The 70-acre property was previously owned by Duncan McRae Wood and used to graze dairy cows before being purchased by Jim and Nancy Barry in 1964. That same year, Jim first planted 900 Malbec and 2500 Cabernet Sauvignon vines, followed by a further eight acres of Shiraz vines in 1968. At an elevation of 367 metres, the vines follow the contours of the north-west-facing slopes to prevent soil erosion and ensure winter rains soak in.
The unique soil composition is sandy clay topsoil with a pebbly alluvial layer overlaying mottled clay subsoil. Plush fruit and supple richness are hallmarks of The Armagh style. With oak behind deep, intense fruit and fine, structured tannins, The Armagh is highly prized for its consistency and cellaring potential. From the first vintage in 1985, The Armagh has achieved remarkable success, attaining the maximum possible rating of ‘Exceptional’ in Langton’s Classification of Australian Wine.

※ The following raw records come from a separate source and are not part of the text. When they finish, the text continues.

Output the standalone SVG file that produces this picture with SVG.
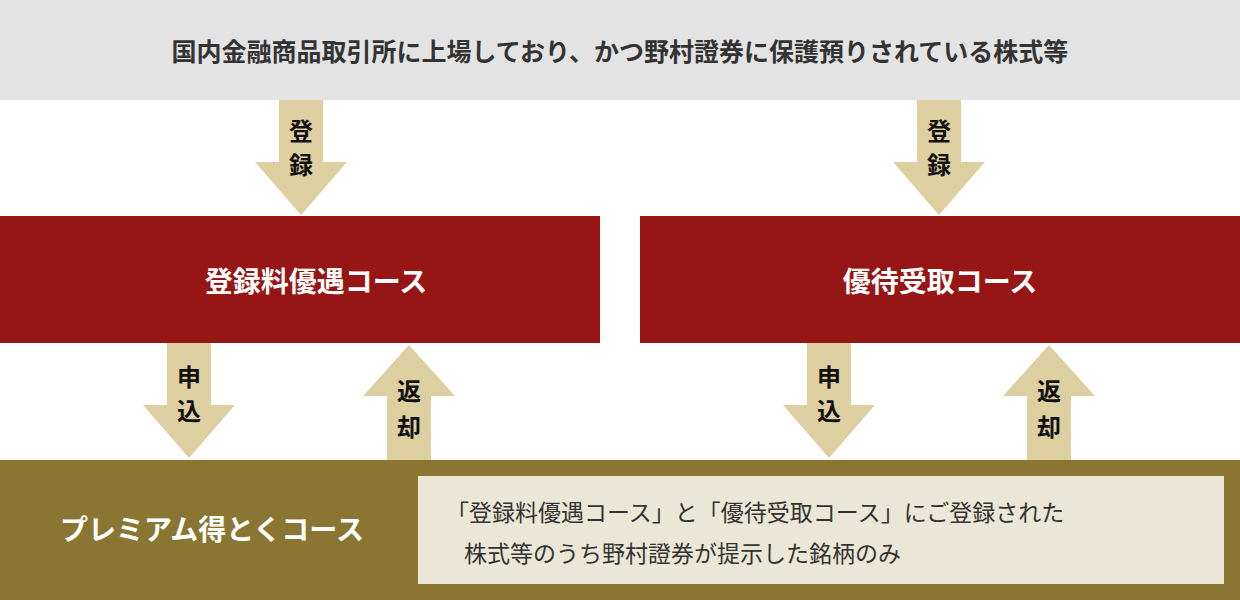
<svg xmlns="http://www.w3.org/2000/svg" width="1240" height="600" viewBox="0 0 1240 600">
<style>
text{font-family:"Noto Sans CJK JP","Noto Sans",sans-serif;font-weight:bold}
.arr{fill:#DDCF9F}
.al{font-size:24px;fill:#111;text-anchor:middle}
.bt{font-size:28px;fill:#fff;text-anchor:middle}
</style>
<defs>
<path id="down" d="M-22,0 H22 V62 H46 L0,115 L-46,62 H-22 Z"/>
<path id="up" d="M-22,115 H22 V51 H46 L0,0 L-46,51 H-22 Z"/>
</defs>
<g id="top"><rect x="0" y="0" width="1240" height="100" fill="#E3E3E3"/>
<text x="620" y="61" font-size="25" text-anchor="middle" fill="#333">国内金融商品取引所に上場しており、かつ野村證券に保護預りされている株式等</text></g>
<g id="connectors">
<use href="#down" class="arr" x="301" y="100"/><text class="al" x="301" y="140">登</text><text class="al" x="301" y="174">録</text>
<use href="#down" class="arr" x="939" y="100"/><text class="al" x="939" y="140">登</text><text class="al" x="939" y="174">録</text>
<use href="#down" class="arr" x="189" y="343"/><text class="al" x="189" y="386">申</text><text class="al" x="189" y="420">込</text>
<use href="#down" class="arr" x="829" y="343"/><text class="al" x="829" y="386">申</text><text class="al" x="829" y="420">込</text>
<use href="#up" class="arr" x="409" y="345"/><text class="al" x="409" y="400">返</text><text class="al" x="409" y="436">却</text>
<use href="#up" class="arr" x="1049" y="345"/><text class="al" x="1049" y="400">返</text><text class="al" x="1049" y="436">却</text>
</g>
<g id="course1"><rect x="0" y="216" width="600" height="127" fill="#961616"/><text class="bt" x="316" y="292">登録料優遇コース</text></g>
<g id="course2"><rect x="640" y="216" width="600" height="127" fill="#961616"/><text class="bt" x="940" y="292">優待受取コース</text></g>
<g id="premium"><rect x="0" y="460" width="1240" height="140" fill="#8A7632"/>
<text x="212" y="540" font-size="28" fill="#fff" text-anchor="middle">プレミアム得とくコース</text>
<rect x="418" y="476" width="806" height="108" fill="#EBE7D6"/>
<text x="446" y="521" font-size="23" fill="#333" style="font-weight:normal">「登録料優遇コース」と「優待受取コース」にご登録された</text>
<text x="464" y="562" font-size="23" fill="#333" style="font-weight:normal">株式等のうち野村證券が提示した銘柄のみ</text></g>
</svg>
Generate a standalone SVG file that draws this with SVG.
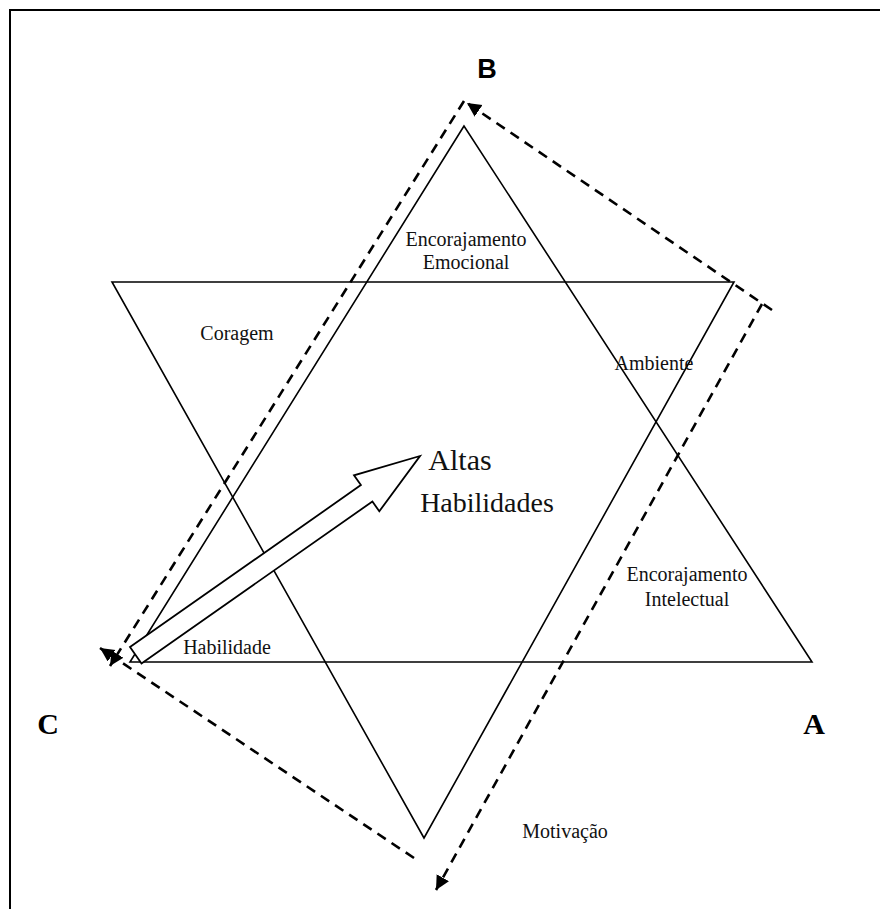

This wine displays crimson red with a magenta hue in the glass. The nose shows intense, fragrant aromas of ripe black fruits, figs, apricot and wet stone with graphite notes. The palate opens with wet stone, ripe berries, coiled tannins and graphite. As the wine opens and relaxes it shows more black fruits and oak, laced with wet stone. A wine of enormous complexity and longevity.
The winter 2000 in Australia was quite dry and Spring was cold and miserable. Summer and Autumn had a few rainfalls through them, with temperatures were normal. The results were very low crops producing wines of nice fruit character and extremely juicy but not particularly tannic (below average). The wines are lovely fruit wines.